Monday, December 11, 2006

The Bible, The Quran, and The Congress

It must have seemed like a good idea at the time, staging individual swearing-in ceremonies for newly-elected members of the House of Representatives, with their hands held piously atop favorite family Bibles. After all, why should the President get all the photo-ops? When you are finally elected to Congress, why should all your religious supporters back home settle merely for your standing on the House floor alongside everybody else getting into the place for the first time, with nary a Bible or any other Good Book in sight? No matter that this has always been the only installation ceremony that really counts.

An in-House ceremony, though, lumping all the new kids on the aisles together, is still the one that makes the most sense, Constitution-wise. Article Six, which contains the original document’s only explicit reference to religion at all --- we had to wait for the First Amendment for the all-important principle of religious freedom to be laid down --- prohibits making any “religious Test” a requirement for public office anywhere in the country. Running to grab your Bible before you get sworn in to any position of “public Trust” looks an awful lot like submitting to at least some sort of a test, even if you go out of your way to tell your constituents and your critics that it isn’t.

A case in point is the controversy generated by one newly elected Congressman who announced that he would take his oath of office not on the Bible, but on the Quran. He seemed to have a pretty good reason for wanting to do it this way: he is a practicing Muslim. Apparently, this was not a good enough reason for a number of influential, this-land-is-Christian-land-only types. To them, not using the Bible as an outward sign of loyalty to the country in the name of all that is holy amounts to an unprecedented break with tradition all the way back to George Washington and to a frightening harbinger of what our country will come to if good Christians don’t stand up and fight. The fight they envision is to get a law passed requiring that the Bible be the one and only book used in swearing-in ceremonies of Representatives and Senators.

There are at least four things wrong with this would-be clarion call to Christian conscience. The first is that it falsely depicts the American “tradition” of swearings-in to public office. In point of fact, some have been without the presence of a Bible at all, and others have substituted the Jewish Bible for a Christian one. The second is that an even more frightening harbinger of what our country may be coming to is the very fact of anti-minority sentiment itself in the religious sphere. Ironically, not even in Iran are members of religious minorities required to swear oaths on scriptures not of their own faith. Third, any attempt to purge non-Biblical books from swearing-in ceremonies would seem to be (obviously, only the Courts can finally decide this) as blatant a violation of Article Six of the Constitution as we are likely to come up with, at least in the next few days or so.
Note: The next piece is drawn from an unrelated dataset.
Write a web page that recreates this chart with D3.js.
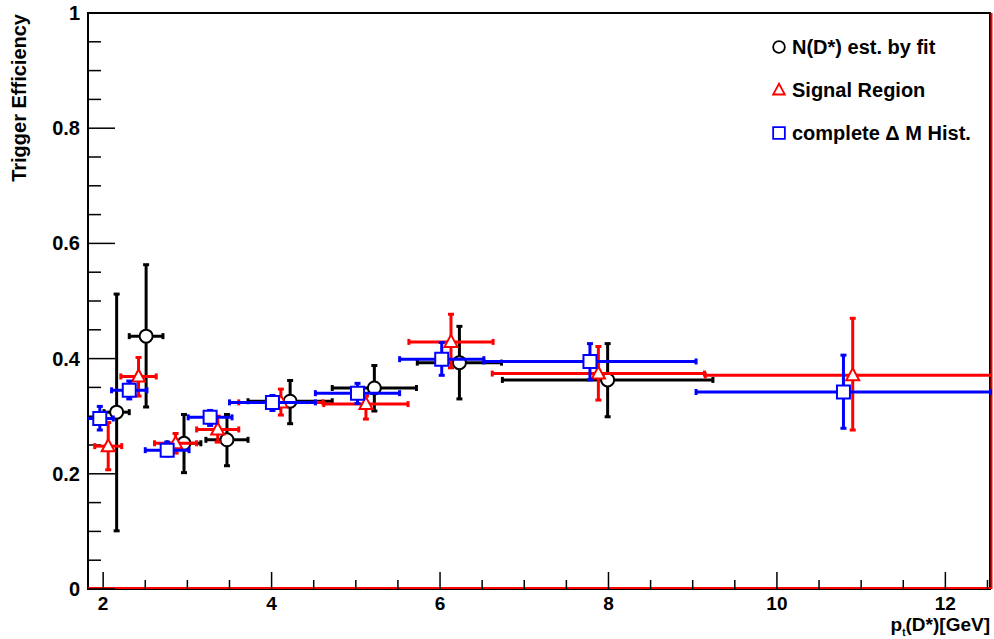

Finally, the pick-up-either-your Bible-or-your plane-ticket-home approach to religion in government reflects a profoundly disturbing misunderstanding of everything that really is sacrosanct about the First Amendment to the Constitution, the freedom of every citizen, in Congress and everywhere else, to follow the dictates of his and her conscience in all matters having to do with religion. Insisting that a representative of the people and the public good be forced to participate in a religious ritual inimical to his or her own deepest religious convictions, such as swearing an oath on the sacred writings of a faith not one’s own, would be just the kind of coercive act that the Founding Fathers were especially passionate about preventing.

Taking an oath of office on the Quran is hardly going to be what some fellow bloggers are calling “the first step toward the Islamization of America.” It is another kind of step altogether, merely the latest taken on the long, winding, and admittedly risky pathway toward building a human community capable of embracing and becoming enriched by the great diversities that human beings exhibit across the globe. Muhammad called that community ummah. Jesus named it the Kingdom of God. By either name, it is what the creator of all humankind has obviously been envisioning from heaven for a very long time.